O.N.E. has a thousand brilliant ideas, reminding you of Cut Copy, Vampire Weekend and The Rapture from moment to moment. There's a yawing synth that seems borrowed from Radiohead's Idioteque, to make you pause on the dancefloor, and then a falsetto coda like prime OutKast. Love Me Girl opens like several classic Pet Shop Boys singles at once (the organ from It's a Sin, the vocal loop from Heart, the house-piano and synth-trumpet fanfares from… oh, you get the idea). Penultimate track Mondegreen might be ghastly on paper, given its chorus: "Everyone's talking 'bout me an' my baby / Making love to the morning light / Making love to the morning, to the morning light". Couple that with handclaps and a blaring sax-riff, though, and somehow it works, like Bowie's white-soul pastiches.

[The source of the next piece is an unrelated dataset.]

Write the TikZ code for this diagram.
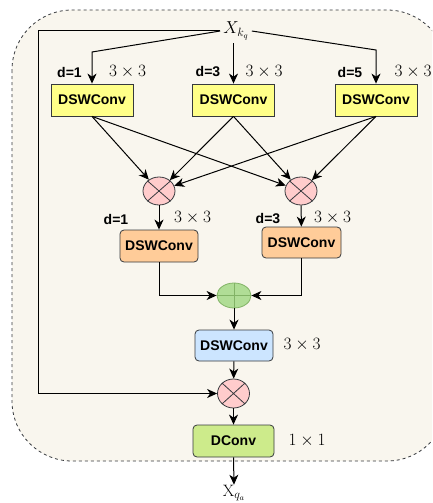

One website has proclaimed Odd Blood its Most Anticipated Album of 2010, but cautioned that it's front-weighted with its strongest songs. But rest assured: it's not until track eight that you get a break, during the acoustic Strange Reunions. And while the closing track is similarly brief, it also manages to suggest our intrepid explorers are heading into something like the Church of the Red Cave (as on the debut) with its dwindling chorus, in search of further inspiration. What comes next, who can say?